A visit to the principal's office at Summerville High School is a trip to another world.
The first thing you encounter, just inside the door, is a 425-pound lioness with her mouth open. But have no fear, she's stuffed. Principal Buddy Chapel (pronounced Chay-pul) shot her in South Africa.
"It's different hunting something that you're part of their food chain," said Chapel, who started at the school this past fall. "That's what I tell kids."
He came to Summerville from Allentown, Pa., where he was a math teacher, middle-school principal and the district administrator for Middle School Strategic Initiatives. A former Marine drill sergeant, he keeps his gray hair cut short. He was wearing a Marines necktie during a visit to his office last week.
The lioness is part of a large collection of animals that covers every wall in his office. Creatures with big eyes and long horns seem to stare at you from every direction.
"I just like for kids or parents or anybody that visits me to very quickly come into my office and get a feel for who I am," he said.
Chapel says students get a kick out of his collection.
"They have a great time," he said. "It's like a big zoo for them. It hasn't freaked any kids out that I know about."
On the other hand, he's aware not everybody appreciates his hobby.
"I told the kids when I first got here, 'Listen, if you're an animal activist or something like that, and you want to meet with me, I'll meet you somewhere outside my office,' " he said. "I don't want to interfere with their beliefs or anything like that."
On the right wall near the lioness is a mountain reedbuck, one of the many species of antelope he has collected. Nearby is a South African porcupine.
"It's a great conversation piece," he said of the prickly critter.
Behind the desk are a kudu, gemsbok, waterbok, Kalahari springbok, niala, common springbok and massive eland, the biggest African antelope.
On the left wall near the desk is a little deerlike creature called a duiker. It's mounted over two wild boars he shot in the Everglades, the only animals in the room that are not from South Africa.
Sitting on a table farther up the wall is a springhare, which looks like a tiny kangaroo with a squirrel's tail and woodchuck teeth. He says South African farmers consider them pests and hire hunters to thin the population. Mounted above the little rodent are a warthog that looks like Pumbaa in "The Lion King," a bush pig, a blue wildebeest and a black wildebeest.
On the rear wall, near the door to the restroom, are a black springbok, impala, red hartebeest, common blesbok and white blesbok.
More horns and eyes fill the walls of the restroom. Those beasts were shot by his son, a teacher in California.
Chapel went to South Africa in 2007 and 2010. Each trip cost him about $8,000. A trophy hunter's goal is to get an impressive specimen of each species.
"You get over there and it gets in your blood," he said. "It's like a virus. Because no matter what you can imagine as a hunter, to get over there and see literally thousands of animals a day, of all different species ..."
He goes on safaris with professional guides. The rules of engagement are strict. The guides tell him what he can shoot. For instance, the lioness was targeted in the Kalahari Desert because she was too old to mate. A friend shot a male lion who had been kicked out of the pride.

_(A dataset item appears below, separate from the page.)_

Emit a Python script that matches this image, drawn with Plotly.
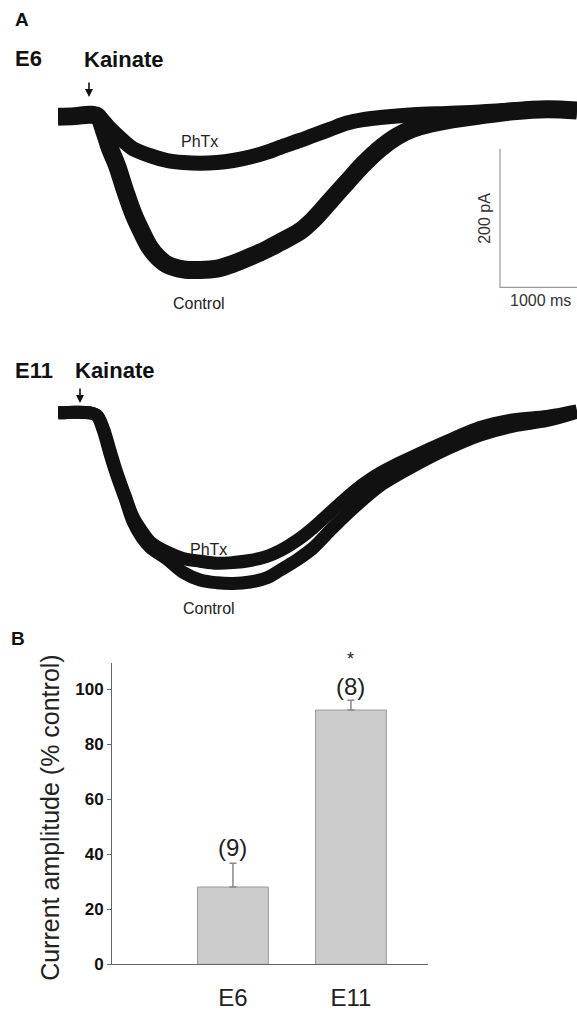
import plotly.graph_objects as go

W, H = 577, 1012
FONT = "Liberation Sans, Arial, sans-serif"

# ---------------- Data ----------------
# E6 whole-cell currents (time in ms, current in pA)
e6_phtx_t = [0, 220, 420, 545, 650, 770, 870, 975, 1195, 1415, 1625, 1845, 2065, 2275,
             2495, 2715, 2883, 3143, 3312, 3532, 3753, 3961, 4182, 4610, 5050, 5480,
             5910, 6350, 6740]
e6_phtx_i = [0, 1, 3, -1, -14, -27, -37, -46, -56, -63, -66, -67, -66, -63,
             -58, -51, -44, -34, -27, -18, -9, -4, -1, 3, 5, 7,
             10, 12, 9]

e6_ctrl_t = [0, 220, 420, 520, 610, 675, 765, 870, 975, 1090, 1195, 1300, 1415, 1625,
             1845, 2065, 2275, 2495, 2715, 2885, 3145, 3310, 3530, 3755, 3960, 4180,
             4405, 4610, 4830, 5050, 5480, 5910, 6350, 6740]
e6_ctrl_i = [0, 1, 3, 0, -24, -46, -70, -106, -139, -167, -189, -203, -213, -220,
             -221, -219, -212, -202, -191, -181, -165, -149, -122, -94, -69, -46,
             -28, -17, -10, -5, 2, 8, 11, 9]

# E11 whole-cell currents
e11_t = [0, 221, 416, 506, 584, 675, 766, 870, 974, 1091, 1195, 1416, 1623, 1844,
         2065, 2273, 2494, 2714, 2883, 3104, 3312, 3532, 3753, 3961, 4182, 4403,
         4610, 5052, 5481, 5909, 6351, 6740]
e11_phtx_i = [0, 1, 0, -4, -21, -54, -87, -119, -150, -171, -186, -201, -210, -214,
              -217, -216, -213, -207, -199, -184, -166, -144, -122, -103, -87, -74,
              -63, -41, -21, -10, -5, 3]
e11_ctrl_i = [0, 1, 0, -4, -24, -59, -91, -123, -157, -180, -194, -211, -230, -241,
              -245, -246, -244, -238, -227, -212, -195, -170, -146, -125, -105, -90,
              -77, -52, -32, -19, -11, 1]

# scale bar
scale_ms = 1000
scale_pa = 200
scale_origin_t = 5740
scale_origin_i = -246

# Panel B
categories = ["E6", "E11"]
amplitude = [28.1, 92.4]
sem = [8.6, 3.6]
n_labels = ["(9)", "(8)"]
n_label_y = [42.5, 100.8]
yticks = [0, 20, 40, 60, 80, 100]


def px(x):
    return x / W


def py(y):
    return 1 - y / H


fig = go.Figure()

# ---- E6 traces ----
fig.add_trace(go.Scatter(x=e6_ctrl_t, y=e6_ctrl_i, mode="lines",
                         line=dict(color="#111111", width=18, shape="spline", smoothing=1.0),
                         xaxis="x", yaxis="y", showlegend=False, hoverinfo="skip"))
fig.add_trace(go.Scatter(x=e6_phtx_t, y=e6_phtx_i, mode="lines",
                         line=dict(color="#111111", width=15, shape="spline", smoothing=1.0),
                         xaxis="x", yaxis="y", showlegend=False, hoverinfo="skip"))
# scale bar
fig.add_trace(go.Scatter(
    x=[scale_origin_t, scale_origin_t, scale_origin_t + scale_ms],
    y=[scale_origin_i + scale_pa, scale_origin_i, scale_origin_i],
    mode="lines", line=dict(color="#9a9a9a", width=1.2),
    xaxis="x", yaxis="y", showlegend=False, hoverinfo="skip"))

# ---- E11 traces ----
fig.add_trace(go.Scatter(x=e11_t, y=e11_ctrl_i, mode="lines",
                         line=dict(color="#111111", width=13, shape="spline", smoothing=1.0),
                         xaxis="x2", yaxis="y2", showlegend=False, hoverinfo="skip"))
fig.add_trace(go.Scatter(x=e11_t, y=e11_phtx_i, mode="lines",
                         line=dict(color="#111111", width=13, shape="spline", smoothing=1.0),
                         xaxis="x2", yaxis="y2", showlegend=False, hoverinfo="skip"))

# ---- Panel B bars ----
fig.add_trace(go.Bar(
    x=categories, y=amplitude, width=0.6,
    marker=dict(color="#cccccc", line=dict(color="#999999", width=1)),
    error_y=dict(type="data", array=sem, arrayminus=[0, 0], symmetric=False,
                 color="#888888", thickness=1.5, width=3.5),
    xaxis="x3", yaxis="y3", showlegend=False, hoverinfo="skip"))

trace_x = dict(domain=[px(58), 1], range=[0, 6740], visible=False)

fig.update_layout(
    width=W, height=H,
    margin=dict(l=0, r=0, t=0, b=0),
    paper_bgcolor="white", plot_bgcolor="white",
    font=dict(family=FONT, color="#111111"),
    xaxis=dict(**trace_x, anchor="y"),
    yaxis=dict(domain=[py(300), py(90)], range=[-(300 - 118) * 1.42857, (118 - 90) * 1.42857],
               visible=False, anchor="x"),
    xaxis2=dict(**trace_x, anchor="y2"),
    yaxis2=dict(domain=[py(600), py(400)], range=[-(600 - 417) * 1.42857, (417 - 400) * 1.42857],
                visible=False, anchor="x2"),
    xaxis3=dict(domain=[px(112), px(428)], range=[-1.025, 1.653], type="category",
                anchor="y3", showline=True, linecolor="#666666", linewidth=1,
                ticks="", showgrid=False, zeroline=False,
                tickfont=dict(size=24, color="#222222"), ticklabelstandoff=12),
    yaxis3=dict(domain=[py(974), py(670)], range=[0, 109.35], anchor="x3",
                showline=True, linecolor="#666666", linewidth=1,
                ticks="outside", ticklen=4, tickcolor="#666666",
                tickvals=yticks, showgrid=False, zeroline=False,
                tickfont=dict(size=17, color="#111111", weight="bold")),
)

ann = []


def txt(text, x, y, size, bold=False, color="#111111", angle=0):
    ann.append(dict(text=text, x=px(x), y=py(y), xref="paper", yref="paper",
                    showarrow=False, xanchor="center", yanchor="middle",
                    textangle=angle,
                    font=dict(size=size, color=color, family=FONT,
                              weight="bold" if bold else "normal")))


txt("A", 22, 20, 19, bold=True)
txt("E6", 28, 59, 22, bold=True)
txt("Kainate", 123, 60, 22, bold=True)
txt("PhTx", 199, 143, 16, color="#222222")
txt("Control", 199, 307, 16, color="#222222")
txt("200 pA", 485, 221, 16, color="#333333", angle=-90)
txt("1000 ms", 540, 303, 16, color="#333333")

txt("E11", 34, 374, 22, bold=True)
txt("Kainate", 114, 374, 22, bold=True)
txt("PhTx", 208, 555, 16, color="#222222")
txt("Control", 209, 615, 16, color="#222222")

txt("B", 18, 645, 19, bold=True)
txt("Current amplitude (% control)", 50, 826, 25, color="#222222", angle=-90)

# arrows
for hx, hy in [(89, 98), (80, 407)]:
    ann.append(dict(text="", x=px(hx), y=py(hy), xref="paper", yref="paper",
                    showarrow=True, ax=0, ay=-16, arrowhead=2, arrowsize=1,
                    arrowwidth=1.6, arrowcolor="#111111"))

# n labels and significance
for c, lab, yv in zip(categories, n_labels, n_label_y):
    ann.append(dict(text=lab, x=c, y=yv, xref="x3", yref="y3", showarrow=False,
                    font=dict(size=24, color="#222222", family=FONT)))
ann.append(dict(text="*", x="E11", y=py(666), xref="x3", yref="paper", showarrow=False,
                yanchor="middle",
                font=dict(size=18, color="#222222", family=FONT)))

fig.update_layout(annotations=ann)

fig.write_html(
    "out.html",
    config={"displayModeBar": False},
    post_script="document.body.style.margin='0px';document.body.style.overflow='hidden';",
)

"So it may be days or weeks and the younger lions are going to run across it," he said. "They're going to kill the older lion because they don't want it mating with their lionesses. That lion is going to end up being killed anyway. They (the local guides) are very familiar with the animals. You have to take the animals they want removed from the reserve. They're older, more mature animals, so there's enough space for all the animals to feed."
Chapel walks around his office, picking up welcome gifts from students.
"I hope the kids see, without even speaking to me, they basically can get an idea at least of my hobbies and that I'm not just a principal," he said.